Gabrielle Bisset

Friday, May 31, 2013

The Trials of Customer Service

I just got off the phone with my bank's internet banking customer service and to say it was an unsatisfactory experience would be an understatement. After wrangling with the squeaky voice young woman over the finer points of internet banking (i.e., why their site is continually locking me out) to which her answer repeatedly was that I was keying in my password wrong (ugh, no, I wasn't), I finally asked in frustration, "So I don't have to do this again, is there anything I can do? Should I use the numbers at the top, are there password lengths that cause problems, is there anything that can help me avoid the hassle of constantly calling you every time I need to use the internet banking?" Her answer? "You should be sure to check that your number lock is on if you use the keypad located on the right side of your keyboard."

No shit, Sherlock.

After hanging up and deciding that this banking relationship isn't going to work (by the way, I REALLY miss the ability to slam a phone down in an idiot's ear), I calmed down and began to think why this is a problem I and everyone I know seems to continually run into these days. I'm in my mid-40s, so I don't really have a lifetime of experience with poor customer service. Many of my friends are younger than I am, so we aren't like a group of old biddies who sit around kvetching about the "old days." However, I think I know what's going on with customer service these days and why it's not going to get any better.

The generation of people who answer our questions on internet banking, why our Amazon account isn't working, how to figure out what's wrong with our many electronic gizmos and gadgets is one which has never really experienced failure. I teach these people every day, and I can assure you that they've never been allowed to fail a thing. (I hear all the time this tragic statement. "But I got all A's in high school. How can I be failing first semester American history?" The answer is simple. You didn't deserve the A's.) They got trophies for showing up, stars for respiration, and applause for meeting the basic requirements. Education and parenting experts told parents that positive affirmation was important, and they went to town on it.

This life of success has created in them a belief that they truly are exceptional. Hell, if you were told all the time that you were special, unique, one of a kind, and wonderful just the way you are, you'd think you're exceptional too. I don't blame the generation talking to me on the phone, to be honest. I blame their parents, their teachers, and their employers.
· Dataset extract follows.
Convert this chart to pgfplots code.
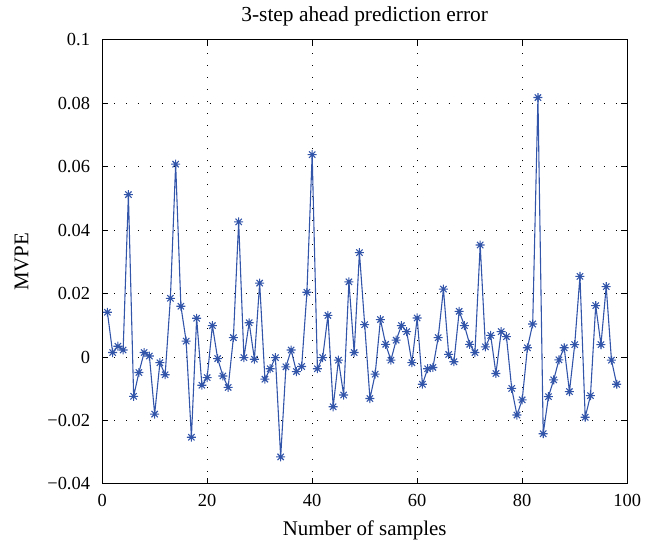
\documentclass[border=0pt]{standalone}
\usepackage{pgfplots}
\pgfplotsset{compat=1.18}
\usepackage{fontspec}
\setmainfont{Liberation Serif}
\definecolor{lineblue}{RGB}{50,85,170}
\pgfdeclareplotmark{mstar}{%
  \pgfpathmoveto{\pgfqpoint{-\pgfplotmarksize}{0pt}}\pgfpathlineto{\pgfqpoint{\pgfplotmarksize}{0pt}}%
  \pgfpathmoveto{\pgfqpoint{0pt}{-\pgfplotmarksize}}\pgfpathlineto{\pgfqpoint{0pt}{\pgfplotmarksize}}%
  \pgfpathmoveto{\pgfqpoint{-0.707\pgfplotmarksize}{-0.707\pgfplotmarksize}}\pgfpathlineto{\pgfqpoint{0.707\pgfplotmarksize}{0.707\pgfplotmarksize}}%
  \pgfpathmoveto{\pgfqpoint{-0.707\pgfplotmarksize}{0.707\pgfplotmarksize}}\pgfpathlineto{\pgfqpoint{0.707\pgfplotmarksize}{-0.707\pgfplotmarksize}}%
  \pgfusepathqstroke}
\pgfplotstableread{
x y
1 0.0141
2 0.0014
3 0.0034
4 0.0022
5 0.0512
6 -0.0124
7 -0.0049
8 0.0014
9 0.0003
10 -0.0180
11 -0.0018
12 -0.0056
13 0.0185
14 0.0608
15 0.0160
16 0.0050
17 -0.0253
18 0.0122
19 -0.0089
20 -0.0065
21 0.0099
22 -0.0005
23 -0.0060
24 -0.0096
25 0.0061
26 0.0426
27 -0.0002
28 0.0108
29 -0.0007
30 0.0233
31 -0.0070
32 -0.0037
33 -0.0002
34 -0.0315
35 -0.0031
36 0.0022
37 -0.0046
38 -0.0030
39 0.0204
40 0.0638
41 -0.0037
42 -0.0002
43 0.0131
44 -0.0157
45 -0.0010
46 -0.0120
47 0.0237
48 0.0014
49 0.0329
50 0.0102
51 -0.0131
52 -0.0054
53 0.0118
54 0.0040
55 -0.0010
56 0.0053
57 0.0099
58 0.0080
59 -0.0018
60 0.0123
61 -0.0086
62 -0.0037
63 -0.0033
64 0.0061
65 0.0214
66 0.0008
67 -0.0015
68 0.0144
69 0.0099
70 0.0040
71 0.0014
72 0.0353
73 0.0032
74 0.0068
75 -0.0052
76 0.0080
77 0.0064
78 -0.0099
79 -0.0183
80 -0.0135
81 0.0029
82 0.0104
83 0.0818
84 -0.0242
85 -0.0125
86 -0.0072
87 -0.0009
88 0.0029
89 -0.0109
90 0.0039
91 0.0254
92 -0.0190
93 -0.0122
94 0.0162
95 0.0039
96 0.0222
97 -0.0010
98 -0.0086
}\errdata
\begin{document}
\fontsize{18}{21}\selectfont
\begin{tikzpicture}
\begin{axis}[
  scale only axis,
  width=527.4pt, height=446pt,
  xmin=0, xmax=100, ymin=-0.04, ymax=0.1,
  xtick={0,20,40,60,80,100},
  xticklabels={0,20,40,60,80,100},
  ytick={-0.04,-0.02,0,0.02,0.04,0.06,0.08,0.1},
  yticklabels={−0.04,−0.02,0,0.02,0.04,0.06,0.08,0.1},
  tick align=inside,
  major tick length=6pt,
  xtick pos=both, ytick pos=both,
  grid=major,
  major grid style={black, line width=0.9pt, dash pattern=on 0.9pt off 11.1pt},
  axis line style={black, line width=1pt},
  tick style={black, line width=0.8pt},
  tick label style={font=\fontsize{18.5}{21}\selectfont},
  xticklabel style={anchor=center, yshift=-17pt},
  yticklabel style={anchor=east, xshift=-6pt},
  title style={font=\fontsize{21.5}{24}\selectfont, at={(axis description cs:0.5,1.04)}, anchor=center},
  xlabel style={font=\fontsize{21}{24}\selectfont, at={(axis description cs:0.5,-0.104)}, anchor=center},
  ylabel style={font=\fontsize{21}{24}\selectfont, at={(axis description cs:-0.153,0.5)}, anchor=center},
  title={3-step ahead prediction error},
  xlabel={Number of samples},
  ylabel={MVPE},
]
\addplot[color=lineblue, line width=1.1pt, mark=mstar, mark size=4.5pt, mark options={line width=1.1pt}] table[x=x,y=y]{\errdata};
\end{axis}
\path ([shift={(-102.6pt,-59pt)}]current axis.south west) rectangle ([shift={(18pt,40pt)}]current axis.north east);
\end{tikzpicture}
\end{document}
You may say, "But they're college educated, so they must have experienced failure." Not so quick. That super positive, everyone's a genius at something mentality has oozed up into higher ed, so it's quite likely that the people on the other end of the phone with their bachelor's degrees are no better educated than the high school grads who did similar jobs in the 1980s and before. The difference is that those people understood that they didn't have all the answers. This generation has degrees with lots of great grades that mean about as much as the high school degree meant for most of the 20th century.

And their employers know this. At the university I teach at, we hear from businesses all the time that students aren't prepared for the workplace. They don't know how to do the basics, such as deal with customers, answer questions, and direct inquiries. It's a real mess. Add to that the idea that they're strangely self-centered, and the businessman or woman has a real chore to deal with. But they need employees, so they take what they can get and hope to mold them.

What they run into is what experts have been noting for a few years now. People in their 20s lack an important quality that aids in succeeding in life: empathy. If you doubt this, just take a look at all the instances of bullying. Does it not seem odd that people who have spent a lifetime hearing about how diversity is good and how everyone is special can't seem to understand the feelings of others as generations before them had? Bullying is rampant because the world has told them repeatedly that they're super. The psyche knows when it's being fed bullshit. Deep inside, they know. And they feel like shit about it.

They know that for all the great stuff they've been given, for all the awards they've been presented, for all the wonderful things they've been told they've done, the true fact is just as it was for every other generation of young men and women: You're in your twenties, you don't know shit about life, and the world is a hard place. So they respond with cockiness and I get the number pad answer that makes her sound like a smart ass and makes me hang up on her and leave that bank.

I didn't begin this post with the idea of issuing a clarion call, but as I've typed it's grown to be something I need to do. So here it is. Parents and teachers, stop telling our youth they're so special. They aren't. They're just like us. Human. Full of foibles. Let them fail. It won't kill them, and it just might make their lives happier in the long run, which seems contradictory but has been proven time and again to be true. Failure strengthens us and helps us understand what others are going through. Stop focusing all their assignments on them, which has created a generation of people who can only seem to understand the 1st person POV. Turn their view outward, as it should be. The world outside of the home and school is rarely about I and me, even if much of our culture seems to say it is. The reality is that for the vast majority of us in this world the only way to find any measure of happiness is to understand that what's troubling us is troubling others too. There's a wonderful joy that comes from the solidarity one can find in realizing that it isn't what's different about us that's important. It's what we have in common.